Les outils technologiques dont se dote le ministère de l'intérieur permettront d'améliorer l'information donnée aux manifestants, notamment sur les sorties disponibles en cas de nasses dans les manifestations susceptibles de dégénérer, et de mieux effectuer des sommations. Nous pourrons par exemple, grâce à Cell Broadcast, diffuser des informations pratiques sur les téléphones mobiles, ou avertir du danger que peuvent représenter des individus violents à certains endroits. Actuellement, les sommations sont effectuées avec des mégaphones, ce qui n'est pas très efficace lorsqu'il y a du monde qui crie.

Je ne savais pas que MM. Biden et Bolloré étaient des références politiques et culturelles pour M. Lucas. Je lui répondrai en citant France Inter, quitte à surprendre, où j'ai entendu ce matin Bernard Cazeneuve, qui était ministre de l'intérieur lors de l'affaire du barrage de Sivens et des manifestations contre le projet de loi El Khomri. Il a dit des choses importantes, et il me semble qu'on peut citer M. Cazeneuve sans être traité de fasciste.

Voici ce qu'il a déclaré à propos de LFI : « On savait que c'était le parti de l'outrance, maintenant, on sait que c'est le parti de l'insulte. Il paraît que c'est la gauche. Non, ce n'est pas ça la gauche. La gauche, c'est le parti de ceux qui considèrent que quiconque ne pense pas comme soi doit être respecté. Et moi, je combats LFI en raison des orientations qui la conduisent à s'exprimer comme vous venez de le rappeler. » Il fait allusion aux propos sur les violences. Il a ajouté : « Je n'attends rien d'eux. Je sais comment ils sont structurés. Je sais ce dont ils sont capables. Je ne suis pas choqué, je suis consterné… Je suis consterné parce que j'ai une autre idée de ce qu'est la politique. J'ai une autre idée de ce qu'est notre pays. […] Quand je vois un parlementaire mettre sous son pied un ballon sur lequel il y a l'effigie d'un ministre, en expliquant que ce ministre est un assassin, cela suscite chez moi un profond dégoût, parce que c'est très loin de la conception que je me fais de la politique et de la démocratie. »

Je ne saurais mieux dire que M. Cazeneuve. Ce sont des propos de bon sens, qui rappellent qu'il existe dans ce pays une gauche républicaine et démocrate qui respecte les forces de l'ordre.

M. Coulomme a tenu des propos extraordinaires, estimant que le bilan de Mai 68 avait été moins important que celui des récentes manifestations… Mais il y a eu sept morts en Mai 68 : un commissaire de police et six manifestants. Il y a eu 2 000 blessés, dont 200 graves – certains sont restés handicapés à vie. Les comparaisons que vous faites sont profondément insultantes pour les morts de Mai 68.

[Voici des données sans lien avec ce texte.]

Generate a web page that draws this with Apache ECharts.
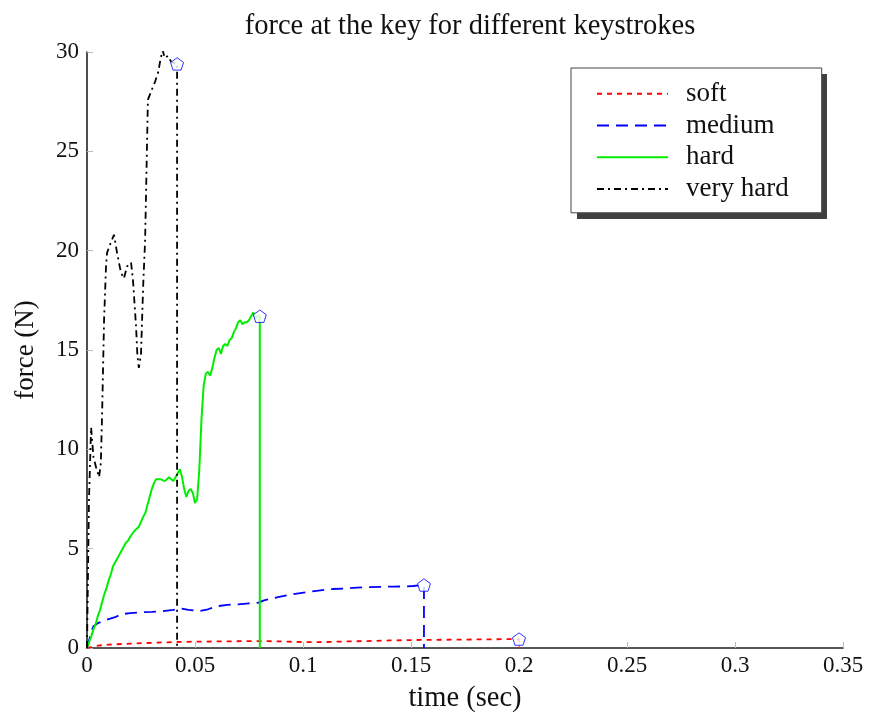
<!DOCTYPE html>
<html>
<head>
<meta charset="utf-8">
<script src="https://cdn.jsdelivr.net/npm/echarts@6/dist/echarts.min.js"></script>
<style>
html,body{margin:0;padding:0;background:#fff;}
#chart{width:874px;height:716px;}
</style>
</head>
<body>
<div id="chart"></div>
<script>
var seriesNames = ['soft', 'medium', 'hard', 'very hard'];
var xTicks = [0, 0.05, 0.1, 0.15, 0.2, 0.25, 0.3, 0.35];
var yTicks = [0, 5, 10, 15, 20, 25, 30];

var softData = [[0,0],[0.002,0.05],[0.005,0.12],[0.01,0.17],[0.02,0.22],[0.03,0.26],[0.04,0.3],[0.05,0.32],[0.06,0.33],[0.08,0.35],[0.09,0.33],[0.1,0.3],[0.11,0.3],[0.12,0.33],[0.13,0.35],[0.14,0.38],[0.15,0.4],[0.16,0.41],[0.17,0.42],[0.18,0.43],[0.19,0.44],[0.2,0.45],[0.2,0]];

var mediumData = [[0,0],[0.001,0.4],[0.002,0.8],[0.003,1.1],[0.005,1.25],[0.008,1.38],[0.010,1.45],[0.013,1.55],[0.016,1.7],[0.020,1.76],[0.025,1.8],[0.030,1.82],[0.035,1.85],[0.040,1.92],[0.043,2.0],[0.047,1.92],[0.052,1.86],[0.056,1.95],[0.060,2.1],[0.065,2.17],[0.070,2.2],[0.075,2.25],[0.079,2.27],[0.082,2.4],[0.089,2.57],[0.095,2.7],[0.102,2.82],[0.108,2.9],[0.114,2.97],[0.120,3.0],[0.125,3.04],[0.130,3.06],[0.136,3.08],[0.142,3.09],[0.147,3.1],[0.151,3.12],[0.156,3.17],[0.156,0]];

var hardData = [[0,0],[0.001,0.3],[0.002,0.6],[0.003,0.95],[0.004,1.2],[0.005,1.6],[0.006,1.9],[0.007,2.3],[0.008,2.7],[0.009,3.0],[0.010,3.4],[0.011,3.7],[0.012,4.1],[0.013,4.3],[0.014,4.5],[0.015,4.7],[0.016,4.9],[0.017,5.1],[0.018,5.3],[0.019,5.4],[0.020,5.6],[0.021,5.75],[0.022,5.9],[0.023,6.0],[0.024,6.1],[0.025,6.35],[0.026,6.6],[0.027,6.8],[0.028,7.2],[0.029,7.6],[0.030,8.0],[0.031,8.3],[0.032,8.5],[0.034,8.5],[0.036,8.4],[0.038,8.6],[0.040,8.4],[0.0415,8.7],[0.043,9.0],[0.044,8.6],[0.045,8.0],[0.046,7.6],[0.047,7.9],[0.048,8.0],[0.049,7.8],[0.050,7.3],[0.051,7.5],[0.052,9.0],[0.053,11.5],[0.054,13.2],[0.055,13.8],[0.056,13.9],[0.057,13.7],[0.058,14.1],[0.059,14.6],[0.060,15.0],[0.061,15.1],[0.062,14.8],[0.063,15.2],[0.064,15.3],[0.065,15.2],[0.066,15.5],[0.067,15.6],[0.068,15.9],[0.069,16.1],[0.070,16.4],[0.071,16.5],[0.072,16.3],[0.073,16.4],[0.074,16.4],[0.075,16.5],[0.076,16.7],[0.077,16.9],[0.078,16.6],[0.079,16.7],[0.080,16.7],[0.080,0]];

var veryHardData = [[0,0],[0.0009,7.4],[0.0019,11.1],[0.003,9.6],[0.0042,9.1],[0.0056,8.6],[0.0064,9.3],[0.007,11.8],[0.0079,16.5],[0.0088,19.2],[0.0093,19.9],[0.011,20.4],[0.0125,20.8],[0.0139,19.9],[0.0157,18.9],[0.0171,18.6],[0.0185,19.2],[0.0204,19.4],[0.0213,18.5],[0.0227,16.2],[0.0233,14.8],[0.024,14.1],[0.025,14.8],[0.026,18.2],[0.0269,20.5],[0.0282,27.6],[0.030,28.1],[0.0315,28.5],[0.033,29.0],[0.0338,29.5],[0.035,30.1],[0.036,29.7],[0.0375,29.8],[0.039,29.5],[0.0417,29.4],[0.0417,0]];

var endPoints = [[0.2,0.45],[0.156,3.17],[0.080,16.7],[0.0417,29.4]];

var serif = 'Liberation Serif';
var pentagon = 'path://M0,-1L0.951,-0.309L0.588,0.809L-0.588,0.809L-0.951,-0.309Z';

function lineSeries(name, data, color, type, width) {
  return {
    name: name, type: 'line', data: data, symbol: 'none', showSymbol: false,
    animation: false, z: 2,
    lineStyle: { color: color, width: width, type: type },
    itemStyle: { color: color }
  };
}

var chart = echarts.init(document.getElementById('chart'), null, {renderer: 'canvas'});
chart.setOption({
  backgroundColor: '#fff',
  animation: false,
  title: {
    text: 'force at the key for different keystrokes',
    left: 465, textAlign: 'center', top: 7,
    textStyle: { fontFamily: serif, fontSize: 28.5, fontWeight: 'normal', color: '#111' }
  },
  graphic: [{
    type: 'rect', z: -1, silent: true,
    shape: { x: 577, y: 74, width: 250, height: 145 },
    style: { fill: '#404040' }
  }],
  grid: { left: 87, right: 31, top: 52, bottom: 68, containLabel: false, outerBoundsMode: 'none' },
  legend: {
    data: seriesNames,
    orient: 'vertical',
    left: 571, top: 68,
    padding: [10, 33, 8, 25],
    itemGap: 0,
    itemWidth: 71, itemHeight: 14,
    backgroundColor: '#fff',
    borderColor: '#444', borderWidth: 1,
    itemStyle: { opacity: 0, color: 'rgba(0,0,0,0)', borderColor: 'rgba(0,0,0,0)', borderWidth: 0 },
    textStyle: { fontFamily: serif, fontSize: 27, color: '#111', lineHeight: 31.7, padding: [0, 0, 0, 13] }
  },
  xAxis: {
    type: 'value', min: 0, max: 0.35, interval: 0.05,
    name: 'time (sec)', nameLocation: 'middle', nameGap: 36,
    nameTextStyle: { fontFamily: serif, fontSize: 28.5, color: '#111' },
    axisLine: { show: true, onZero: false, lineStyle: { color: '#222', width: 1.6 } },
    axisTick: { show: true, inside: true, length: 6, lineStyle: { color: '#bbb', width: 1 } },
    axisLabel: { fontFamily: serif, fontSize: 23, color: '#111', margin: 6,
      formatter: function (v) { return String(+v.toFixed(2)); } },
    splitLine: { show: false }
  },
  yAxis: {
    type: 'value', min: 0, max: 30, interval: 5,
    name: 'force (N)', nameLocation: 'middle', nameGap: 48,
    nameTextStyle: { fontFamily: serif, fontSize: 27, color: '#111' },
    axisLine: { show: true, onZero: false, lineStyle: { color: '#222', width: 1.6 } },
    axisTick: { show: true, inside: true, length: 6, lineStyle: { color: '#bbb', width: 1 } },
    axisLabel: { fontFamily: serif, fontSize: 23, color: '#111', margin: 8 },
    splitLine: { show: false }
  },
  series: [
    lineSeries(seriesNames[0], softData, '#ff0000', [5, 5], 1.8),
    lineSeries(seriesNames[1], mediumData, '#0000ff', [12, 7], 1.8),
    lineSeries(seriesNames[2], hardData, '#00ee00', 'solid', 2),
    lineSeries(seriesNames[3], veryHardData, '#000000', [7, 4, 2, 4], 1.8),
    {
      name: 'ends', type: 'scatter', data: endPoints, z: 5, animation: false,
      symbol: pentagon, symbolSize: 13, symbolKeepAspect: true,
      itemStyle: { color: '#fff', borderColor: '#0000ff', borderWidth: 1 }
    }
  ]
});
</script>
</body>
</html>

La Lopmi, qui a été votée par une grande partie des membres de cette assemblée, a permis de rallonger de quatre mois la formation des policiers et des gendarmes – dont, bien entendu, ceux qui sont affectés au maintien de l'ordre. Il n'y a aucune remise en cause des cours sur les libertés publiques. Le nouveau centre de formation au maintien de l'ordre situé à Villeneuve-Saint-Georges ouvrira au début de l'année 2024. La formation au maintien de l'ordre des policiers et des gendarmes est un enjeu très important. La difficulté réside dans le fait qu'ils sont très mobilisés, ce qui a des conséquences sur le temps de formation, mais aussi sur celui consacré au repos. Il faut veiller à ces points pour des raisons d'efficacité. Pour les forces mobiles, il faut revenir à un temps réparti, pour faire vite, en trois tiers bien distribués entre l'activité de maintien de l'ordre, la formation et le repos. C'est pour cela que des unités de forces mobiles supplémentaires ont été créées.

J'ai évoqué précédemment les liens entre la société civile et la police, lorsque j'ai abordé le travail réalisé à l'occasion de l'élaboration du nouveau schéma national de maintien de l'ordre, ainsi que celui effectué lors de l'examen de la Lopmi au sujet de la sécurité civile. Le collège de déontologie qui sera mis en place auprès du ministère et les travaux de recherche que nous devons développer vont permettre d'aller plus loin.

Enfin, puisque tout le monde cite des sondages sur la réforme des retraites et qu'ils ne sont pas contestés, je relève que, malgré le battage médiatique auquel nous avons assisté, sept Français sur dix continuent à soutenir les policiers et les gendarmes. C'est un niveau extrêmement haut, qui les fait figurer parmi les professions les plus appréciées.